** Aim **
Output every line of the material exactly, omitting images.

** Stored data **
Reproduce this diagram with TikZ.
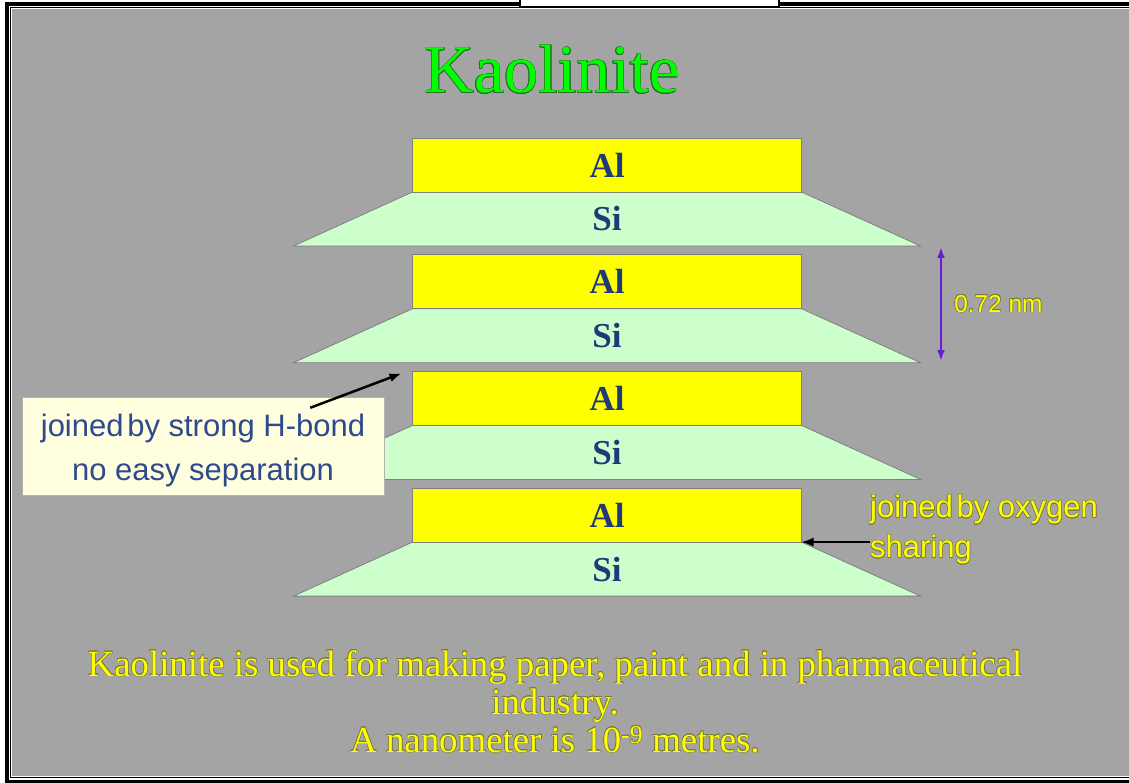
\documentclass[tikz,border=0pt]{standalone}
\usepackage{fontspec}
\setmainfont{Liberation Serif}
\setsansfont{Liberation Sans}
\usepackage{contour}
\contourlength{0.5pt}
\usetikzlibrary{arrows.meta,positioning,calc,backgrounds}
\definecolor{slidegray}{HTML}{A4A4A4}
\definecolor{sheetyellow}{HTML}{FFFF00}
\definecolor{sheetgreen}{HTML}{CCFFCC}
\definecolor{sheetedge}{HTML}{7F7F7F}
\definecolor{labelblue}{HTML}{1F3A78}
\definecolor{noteblue}{HTML}{2E4A8C}
\definecolor{notecream}{HTML}{FFFFE0}
\definecolor{titlegreen}{HTML}{00FF00}
\definecolor{titleedge}{HTML}{2B6E2B}
\definecolor{glowyellow}{HTML}{FFFF00}
\definecolor{glowedge}{HTML}{7A7A3A}
\definecolor{dimviolet}{HTML}{6A1BD8}
\tikzset{
  >={Latex[length=12pt,width=9pt]},
  alsheet/.style={draw=sheetedge,line width=0.8pt,fill=sheetyellow,minimum width=389pt,minimum height=54pt,inner sep=0pt,outer sep=0pt,
    font=\fontsize{35}{40}\selectfont\bfseries,text=labelblue},
  silabel/.style={minimum width=389pt,minimum height=54pt,inner sep=0pt,outer sep=0pt,font=\fontsize{35}{40}\selectfont\bfseries,text=labelblue},
  silayer/.style={draw=sheetedge,line width=0.8pt,fill=sheetgreen},
  note/.style={draw=gray!60,fill=notecream,minimum width=362pt,minimum height=98pt,align=center,inner sep=0pt,
    font=\sffamily\fontsize{31}{44}\selectfont,text=noteblue},
  glow/.style={text=glowyellow,inner sep=0pt},
  arrow/.style={->,line width=2.5pt},
  dimarrow/.style={<->,line width=2.6pt,draw=dimviolet,>={Latex[length=11pt,width=8pt]}},
}

\begin{document}
\begin{tikzpicture}[x=1pt,y=-1pt]
\useasboundingbox (0,0) rectangle (1129,783);
\begin{scope}[on background layer]
  % slide frame
  \fill[black] (5,2) rectangle (1140,783);
  \fill[white] (9,6) rectangle (1140,779.7);
  \draw[line width=1.2pt] (10.5,7.5) rectangle (1140,777.8);
  \fill[slidegray] (12,9) rectangle (1140,776.3);
  \filldraw[fill=white,line width=1.5pt] (520,-2) rectangle (779,6.5);
\end{scope}

\node[anchor=base,inner sep=0pt,text=titlegreen,font=\fontsize{68.5}{72}\selectfont] (title) at (552,93) {\contour{titleedge}{Kaolinite}};

% the four sheets
\node[alsheet] (al1) at (607,165) {Al};
\node[silabel,below=0pt of al1] (si1) {Si};
\node[alsheet,below=8.7pt of si1] (al2) {Al};
\node[silabel,below=0pt of al2] (si2) {Si};
\node[alsheet,below=8.7pt of si2] (al3) {Al};
\node[silabel,below=0pt of al3] (si3) {Si};
\node[alsheet,below=8.7pt of si3] (al4) {Al};
\node[silabel,below=0pt of al4] (si4) {Si};
\begin{scope}[on background layer]
  \filldraw[silayer] (si1.north west) -- (si1.north east) -- ($(si1.south east)+(119,0)$) -- ($(si1.south west)+(-119,0)$) -- cycle;
  \filldraw[silayer] (si2.north west) -- (si2.north east) -- ($(si2.south east)+(119,0)$) -- ($(si2.south west)+(-119,0)$) -- cycle;
  \filldraw[silayer] (si3.north west) -- (si3.north east) -- ($(si3.south east)+(119,0)$) -- ($(si3.south west)+(-119,0)$) -- cycle;
  \filldraw[silayer] (si4.north west) -- (si4.north east) -- ($(si4.south east)+(119,0)$) -- ($(si4.south west)+(-119,0)$) -- cycle;
\end{scope}

% spacing of the layers
\coordinate (dimtop) at ($(si1.south)+(334,1)$);
\coordinate (dimbot) at ($(si2.south)+(334,-1.7)$);
\draw[dimarrow] (dimtop) -- (dimbot) node[midway,right=12pt,glow,font=\sffamily\fontsize{24.4}{28}\selectfont] (dimlabel) {\contour{glowedge}{0.72 nm}};

% H-bond callout
\node[note] (note) at (203,446) {\rule{0pt}{32pt}joined\hspace{0.12em}by strong H-bond\\no easy separation};
\draw[arrow] ($(note.north east)+(-74,11)$) -- ($(al3.north west)+(-11,2)$);

\node[glow,align=left,anchor=north west,font=\sffamily\fontsize{31}{40}\selectfont] (oxy) at (870,495)
  {\contour{glowedge}{joined\hspace{0.12em}by oxygen}\\\contour{glowedge}{sharing}};
\draw[arrow,line width=1.5pt] (oxy.west |- al4.south east) -- (al4.south east);

\node[glow,align=center,anchor=north,font=\fontsize{36.8}{38}\selectfont] (usage) at (555,650)
  {\contour{glowedge}{Kaolinite is used for making paper, paint and in pharmaceutical}\\
   \contour{glowedge}{industry.}\\
   \contour{glowedge}{A nanometer is 10\textsuperscript{-9} metres.}};
\end{tikzpicture}
\end{document}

** Task solution **
Reproduce this diagram with TikZ.
\documentclass[tikz,border=0pt]{standalone}
\usepackage{fontspec}
\setmainfont{Liberation Serif}
\setsansfont{Liberation Sans}
\usepackage{contour}
\contourlength{0.5pt}
\usetikzlibrary{arrows.meta,positioning,calc,backgrounds}
\definecolor{slidegray}{HTML}{A4A4A4}
\definecolor{sheetyellow}{HTML}{FFFF00}
\definecolor{sheetgreen}{HTML}{CCFFCC}
\definecolor{sheetedge}{HTML}{7F7F7F}
\definecolor{labelblue}{HTML}{1F3A78}
\definecolor{noteblue}{HTML}{2E4A8C}
\definecolor{notecream}{HTML}{FFFFE0}
\definecolor{titlegreen}{HTML}{00FF00}
\definecolor{titleedge}{HTML}{2B6E2B}
\definecolor{glowyellow}{HTML}{FFFF00}
\definecolor{glowedge}{HTML}{7A7A3A}
\definecolor{dimviolet}{HTML}{6A1BD8}
\tikzset{
  >={Latex[length=12pt,width=9pt]},
  alsheet/.style={draw=sheetedge,line width=0.8pt,fill=sheetyellow,minimum width=389pt,minimum height=54pt,inner sep=0pt,outer sep=0pt,
    font=\fontsize{35}{40}\selectfont\bfseries,text=labelblue},
  silabel/.style={minimum width=389pt,minimum height=54pt,inner sep=0pt,outer sep=0pt,font=\fontsize{35}{40}\selectfont\bfseries,text=labelblue},
  silayer/.style={draw=sheetedge,line width=0.8pt,fill=sheetgreen},
  note/.style={draw=gray!60,fill=notecream,minimum width=362pt,minimum height=98pt,align=center,inner sep=0pt,
    font=\sffamily\fontsize{31}{44}\selectfont,text=noteblue},
  glow/.style={text=glowyellow,inner sep=0pt},
  arrow/.style={->,line width=2.5pt},
  dimarrow/.style={<->,line width=2.6pt,draw=dimviolet,>={Latex[length=11pt,width=8pt]}},
}

\begin{document}
\begin{tikzpicture}[x=1pt,y=-1pt]
\useasboundingbox (0,0) rectangle (1129,783);
\begin{scope}[on background layer]
  % slide frame
  \fill[black] (5,2) rectangle (1140,783);
  \fill[white] (9,6) rectangle (1140,779.7);
  \draw[line width=1.2pt] (10.5,7.5) rectangle (1140,777.8);
  \fill[slidegray] (12,9) rectangle (1140,776.3);
  \filldraw[fill=white,line width=1.5pt] (520,-2) rectangle (779,6.5);
\end{scope}

\node[anchor=base,inner sep=0pt,text=titlegreen,font=\fontsize{68.5}{72}\selectfont] (title) at (552,93) {\contour{titleedge}{Kaolinite}};

% the four sheets
\node[alsheet] (al1) at (607,165) {Al};
\node[silabel,below=0pt of al1] (si1) {Si};
\node[alsheet,below=8.7pt of si1] (al2) {Al};
\node[silabel,below=0pt of al2] (si2) {Si};
\node[alsheet,below=8.7pt of si2] (al3) {Al};
\node[silabel,below=0pt of al3] (si3) {Si};
\node[alsheet,below=8.7pt of si3] (al4) {Al};
\node[silabel,below=0pt of al4] (si4) {Si};
\begin{scope}[on background layer]
  \filldraw[silayer] (si1.north west) -- (si1.north east) -- ($(si1.south east)+(119,0)$) -- ($(si1.south west)+(-119,0)$) -- cycle;
  \filldraw[silayer] (si2.north west) -- (si2.north east) -- ($(si2.south east)+(119,0)$) -- ($(si2.south west)+(-119,0)$) -- cycle;
  \filldraw[silayer] (si3.north west) -- (si3.north east) -- ($(si3.south east)+(119,0)$) -- ($(si3.south west)+(-119,0)$) -- cycle;
  \filldraw[silayer] (si4.north west) -- (si4.north east) -- ($(si4.south east)+(119,0)$) -- ($(si4.south west)+(-119,0)$) -- cycle;
\end{scope}

% spacing of the layers
\coordinate (dimtop) at ($(si1.south)+(334,1)$);
\coordinate (dimbot) at ($(si2.south)+(334,-1.7)$);
\draw[dimarrow] (dimtop) -- (dimbot) node[midway,right=12pt,glow,font=\sffamily\fontsize{24.4}{28}\selectfont] (dimlabel) {\contour{glowedge}{0.72 nm}};

% H-bond callout
\node[note] (note) at (203,446) {\rule{0pt}{32pt}joined\hspace{0.12em}by strong H-bond\\no easy separation};
\draw[arrow] ($(note.north east)+(-74,11)$) -- ($(al3.north west)+(-11,2)$);

\node[glow,align=left,anchor=north west,font=\sffamily\fontsize{31}{40}\selectfont] (oxy) at (870,495)
  {\contour{glowedge}{joined\hspace{0.12em}by oxygen}\\\contour{glowedge}{sharing}};
\draw[arrow,line width=1.5pt] (oxy.west |- al4.south east) -- (al4.south east);

\node[glow,align=center,anchor=north,font=\fontsize{36.8}{38}\selectfont] (usage) at (555,650)
  {\contour{glowedge}{Kaolinite is used for making paper, paint and in pharmaceutical}\\
   \contour{glowedge}{industry.}\\
   \contour{glowedge}{A nanometer is 10\textsuperscript{-9} metres.}};
\end{tikzpicture}
\end{document}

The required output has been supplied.